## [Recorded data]
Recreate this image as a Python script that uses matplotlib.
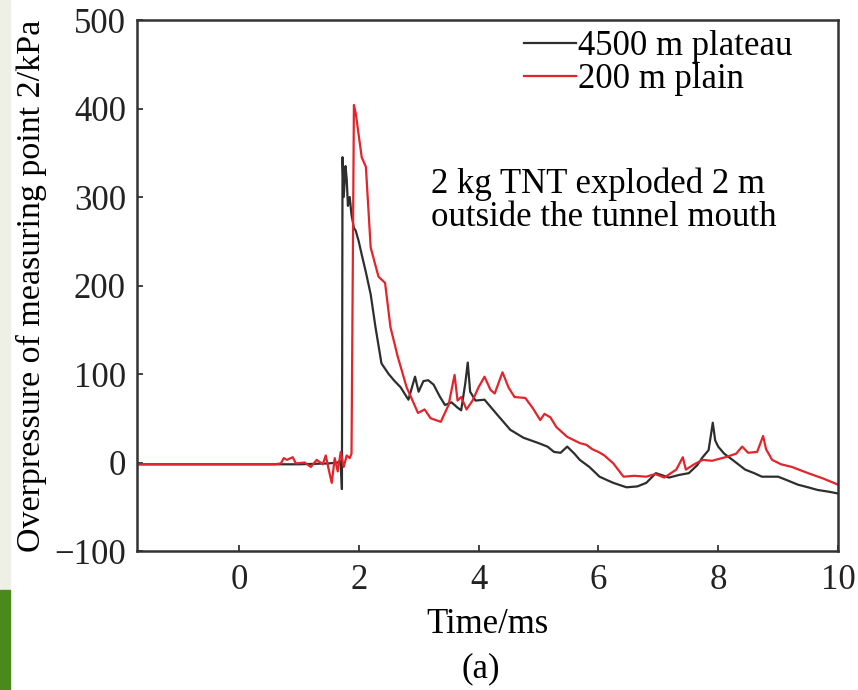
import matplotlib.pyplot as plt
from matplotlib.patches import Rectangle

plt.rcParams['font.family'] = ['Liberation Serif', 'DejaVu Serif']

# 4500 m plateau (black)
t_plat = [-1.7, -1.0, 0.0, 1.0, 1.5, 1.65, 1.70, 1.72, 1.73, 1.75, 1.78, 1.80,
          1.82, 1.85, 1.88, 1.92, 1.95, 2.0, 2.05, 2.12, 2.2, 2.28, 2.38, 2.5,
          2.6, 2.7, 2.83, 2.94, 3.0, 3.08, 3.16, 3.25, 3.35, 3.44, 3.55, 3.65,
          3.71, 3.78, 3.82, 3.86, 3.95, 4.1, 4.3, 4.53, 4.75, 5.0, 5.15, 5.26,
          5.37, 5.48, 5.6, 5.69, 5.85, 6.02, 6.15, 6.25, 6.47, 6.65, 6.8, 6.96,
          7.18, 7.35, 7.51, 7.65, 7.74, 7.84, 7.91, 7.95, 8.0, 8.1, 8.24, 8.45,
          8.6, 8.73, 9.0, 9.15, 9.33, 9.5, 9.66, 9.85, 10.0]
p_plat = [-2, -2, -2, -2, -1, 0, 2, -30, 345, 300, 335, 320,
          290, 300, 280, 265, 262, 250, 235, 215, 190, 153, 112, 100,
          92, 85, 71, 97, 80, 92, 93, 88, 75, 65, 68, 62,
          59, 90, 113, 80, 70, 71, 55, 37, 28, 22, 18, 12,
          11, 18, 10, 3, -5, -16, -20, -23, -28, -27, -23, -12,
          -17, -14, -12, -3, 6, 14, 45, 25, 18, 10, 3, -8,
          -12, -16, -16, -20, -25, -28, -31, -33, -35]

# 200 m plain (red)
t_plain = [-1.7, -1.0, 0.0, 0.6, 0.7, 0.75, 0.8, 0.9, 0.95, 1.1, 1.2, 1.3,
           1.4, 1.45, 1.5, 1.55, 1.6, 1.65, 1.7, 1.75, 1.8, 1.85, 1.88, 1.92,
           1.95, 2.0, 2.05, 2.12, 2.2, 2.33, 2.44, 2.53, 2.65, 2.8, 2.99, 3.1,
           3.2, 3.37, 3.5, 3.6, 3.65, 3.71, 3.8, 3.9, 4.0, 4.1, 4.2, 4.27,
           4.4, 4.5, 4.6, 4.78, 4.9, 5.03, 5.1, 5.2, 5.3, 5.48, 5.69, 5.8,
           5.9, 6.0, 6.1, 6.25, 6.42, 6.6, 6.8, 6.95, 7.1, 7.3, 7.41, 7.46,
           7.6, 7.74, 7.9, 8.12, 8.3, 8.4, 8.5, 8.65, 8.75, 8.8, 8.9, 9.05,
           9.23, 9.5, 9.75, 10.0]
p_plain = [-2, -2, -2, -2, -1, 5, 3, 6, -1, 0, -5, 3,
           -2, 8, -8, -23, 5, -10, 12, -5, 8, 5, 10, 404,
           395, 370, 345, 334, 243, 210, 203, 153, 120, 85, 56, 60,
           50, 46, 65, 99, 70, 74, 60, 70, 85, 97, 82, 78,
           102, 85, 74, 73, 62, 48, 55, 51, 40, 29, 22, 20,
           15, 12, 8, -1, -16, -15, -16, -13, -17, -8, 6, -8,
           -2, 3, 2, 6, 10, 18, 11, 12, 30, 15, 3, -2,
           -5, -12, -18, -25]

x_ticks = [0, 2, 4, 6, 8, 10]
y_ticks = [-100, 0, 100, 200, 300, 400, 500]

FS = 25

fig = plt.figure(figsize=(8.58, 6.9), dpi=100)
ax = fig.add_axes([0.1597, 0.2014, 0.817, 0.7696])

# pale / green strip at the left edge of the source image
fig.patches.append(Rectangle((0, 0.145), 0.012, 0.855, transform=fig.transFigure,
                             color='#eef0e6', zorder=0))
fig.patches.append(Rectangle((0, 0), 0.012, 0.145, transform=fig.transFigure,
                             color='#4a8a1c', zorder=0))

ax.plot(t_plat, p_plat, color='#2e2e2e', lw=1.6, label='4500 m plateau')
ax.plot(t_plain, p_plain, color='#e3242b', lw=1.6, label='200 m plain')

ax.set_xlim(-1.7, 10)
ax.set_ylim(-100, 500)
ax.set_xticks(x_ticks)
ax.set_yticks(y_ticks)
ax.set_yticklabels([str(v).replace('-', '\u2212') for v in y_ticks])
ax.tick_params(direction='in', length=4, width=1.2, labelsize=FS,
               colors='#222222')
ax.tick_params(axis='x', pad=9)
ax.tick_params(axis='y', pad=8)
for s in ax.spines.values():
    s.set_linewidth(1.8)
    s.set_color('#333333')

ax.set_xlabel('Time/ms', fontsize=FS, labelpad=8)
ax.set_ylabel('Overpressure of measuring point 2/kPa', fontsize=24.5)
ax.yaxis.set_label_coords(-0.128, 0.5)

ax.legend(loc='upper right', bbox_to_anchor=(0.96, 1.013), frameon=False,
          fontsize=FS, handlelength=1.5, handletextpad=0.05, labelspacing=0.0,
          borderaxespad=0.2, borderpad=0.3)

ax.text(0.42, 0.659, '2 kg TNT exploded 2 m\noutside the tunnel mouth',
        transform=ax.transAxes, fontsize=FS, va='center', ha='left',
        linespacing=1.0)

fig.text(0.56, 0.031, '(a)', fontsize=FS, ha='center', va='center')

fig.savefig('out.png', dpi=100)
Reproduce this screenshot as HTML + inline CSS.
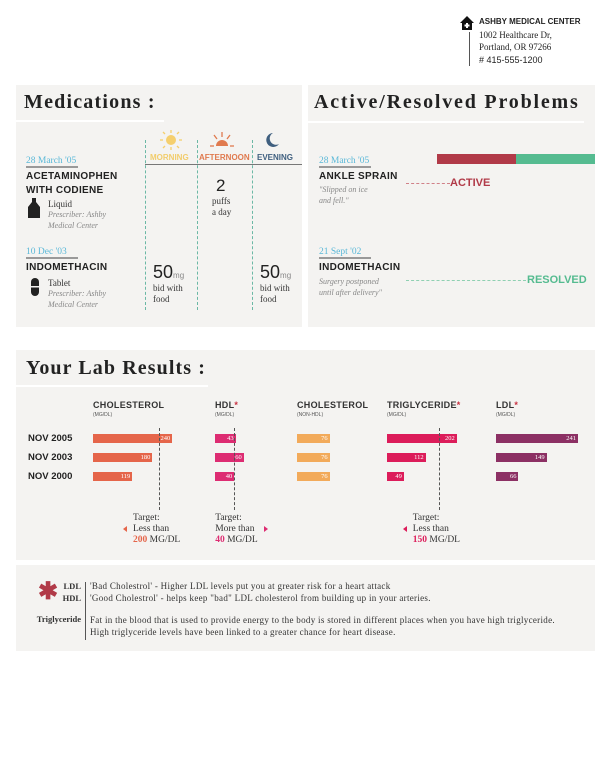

## [Aim of the exercise]
Without including any pictures, output all the entries above exactly.

## [Response to the exercise]
Recreate this image as a Python script that uses matplotlib.
import matplotlib.pyplot as plt
from matplotlib.patches import Rectangle

plt.rcParams['font.family'] = ['Liberation Serif', 'DejaVu Serif']

# 4500 m plateau (black)
t_plat = [-1.7, -1.0, 0.0, 1.0, 1.5, 1.65, 1.70, 1.72, 1.73, 1.75, 1.78, 1.80,
          1.82, 1.85, 1.88, 1.92, 1.95, 2.0, 2.05, 2.12, 2.2, 2.28, 2.38, 2.5,
          2.6, 2.7, 2.83, 2.94, 3.0, 3.08, 3.16, 3.25, 3.35, 3.44, 3.55, 3.65,
          3.71, 3.78, 3.82, 3.86, 3.95, 4.1, 4.3, 4.53, 4.75, 5.0, 5.15, 5.26,
          5.37, 5.48, 5.6, 5.69, 5.85, 6.02, 6.15, 6.25, 6.47, 6.65, 6.8, 6.96,
          7.18, 7.35, 7.51, 7.65, 7.74, 7.84, 7.91, 7.95, 8.0, 8.1, 8.24, 8.45,
          8.6, 8.73, 9.0, 9.15, 9.33, 9.5, 9.66, 9.85, 10.0]
p_plat = [-2, -2, -2, -2, -1, 0, 2, -30, 345, 300, 335, 320,
          290, 300, 280, 265, 262, 250, 235, 215, 190, 153, 112, 100,
          92, 85, 71, 97, 80, 92, 93, 88, 75, 65, 68, 62,
          59, 90, 113, 80, 70, 71, 55, 37, 28, 22, 18, 12,
          11, 18, 10, 3, -5, -16, -20, -23, -28, -27, -23, -12,
          -17, -14, -12, -3, 6, 14, 45, 25, 18, 10, 3, -8,
          -12, -16, -16, -20, -25, -28, -31, -33, -35]

# 200 m plain (red)
t_plain = [-1.7, -1.0, 0.0, 0.6, 0.7, 0.75, 0.8, 0.9, 0.95, 1.1, 1.2, 1.3,
           1.4, 1.45, 1.5, 1.55, 1.6, 1.65, 1.7, 1.75, 1.8, 1.85, 1.88, 1.92,
           1.95, 2.0, 2.05, 2.12, 2.2, 2.33, 2.44, 2.53, 2.65, 2.8, 2.99, 3.1,
           3.2, 3.37, 3.5, 3.6, 3.65, 3.71, 3.8, 3.9, 4.0, 4.1, 4.2, 4.27,
           4.4, 4.5, 4.6, 4.78, 4.9, 5.03, 5.1, 5.2, 5.3, 5.48, 5.69, 5.8,
           5.9, 6.0, 6.1, 6.25, 6.42, 6.6, 6.8, 6.95, 7.1, 7.3, 7.41, 7.46,
           7.6, 7.74, 7.9, 8.12, 8.3, 8.4, 8.5, 8.65, 8.75, 8.8, 8.9, 9.05,
           9.23, 9.5, 9.75, 10.0]
p_plain = [-2, -2, -2, -2, -1, 5, 3, 6, -1, 0, -5, 3,
           -2, 8, -8, -23, 5, -10, 12, -5, 8, 5, 10, 404,
           395, 370, 345, 334, 243, 210, 203, 153, 120, 85, 56, 60,
           50, 46, 65, 99, 70, 74, 60, 70, 85, 97, 82, 78,
           102, 85, 74, 73, 62, 48, 55, 51, 40, 29, 22, 20,
           15, 12, 8, -1, -16, -15, -16, -13, -17, -8, 6, -8,
           -2, 3, 2, 6, 10, 18, 11, 12, 30, 15, 3, -2,
           -5, -12, -18, -25]

x_ticks = [0, 2, 4, 6, 8, 10]
y_ticks = [-100, 0, 100, 200, 300, 400, 500]

FS = 25

fig = plt.figure(figsize=(8.58, 6.9), dpi=100)
ax = fig.add_axes([0.1597, 0.2014, 0.817, 0.7696])

# pale / green strip at the left edge of the source image
fig.patches.append(Rectangle((0, 0.145), 0.012, 0.855, transform=fig.transFigure,
                             color='#eef0e6', zorder=0))
fig.patches.append(Rectangle((0, 0), 0.012, 0.145, transform=fig.transFigure,
                             color='#4a8a1c', zorder=0))

ax.plot(t_plat, p_plat, color='#2e2e2e', lw=1.6, label='4500 m plateau')
ax.plot(t_plain, p_plain, color='#e3242b', lw=1.6, label='200 m plain')

ax.set_xlim(-1.7, 10)
ax.set_ylim(-100, 500)
ax.set_xticks(x_ticks)
ax.set_yticks(y_ticks)
ax.set_yticklabels([str(v).replace('-', '\u2212') for v in y_ticks])
ax.tick_params(direction='in', length=4, width=1.2, labelsize=FS,
               colors='#222222')
ax.tick_params(axis='x', pad=9)
ax.tick_params(axis='y', pad=8)
for s in ax.spines.values():
    s.set_linewidth(1.8)
    s.set_color('#333333')

ax.set_xlabel('Time/ms', fontsize=FS, labelpad=8)
ax.set_ylabel('Overpressure of measuring point 2/kPa', fontsize=24.5)
ax.yaxis.set_label_coords(-0.128, 0.5)

ax.legend(loc='upper right', bbox_to_anchor=(0.96, 1.013), frameon=False,
          fontsize=FS, handlelength=1.5, handletextpad=0.05, labelspacing=0.0,
          borderaxespad=0.2, borderpad=0.3)

ax.text(0.42, 0.659, '2 kg TNT exploded 2 m\noutside the tunnel mouth',
        transform=ax.transAxes, fontsize=FS, va='center', ha='left',
        linespacing=1.0)

fig.text(0.56, 0.031, '(a)', fontsize=FS, ha='center', va='center')

fig.savefig('out.png', dpi=100)
Reproduce this screenshot as HTML + inline CSS.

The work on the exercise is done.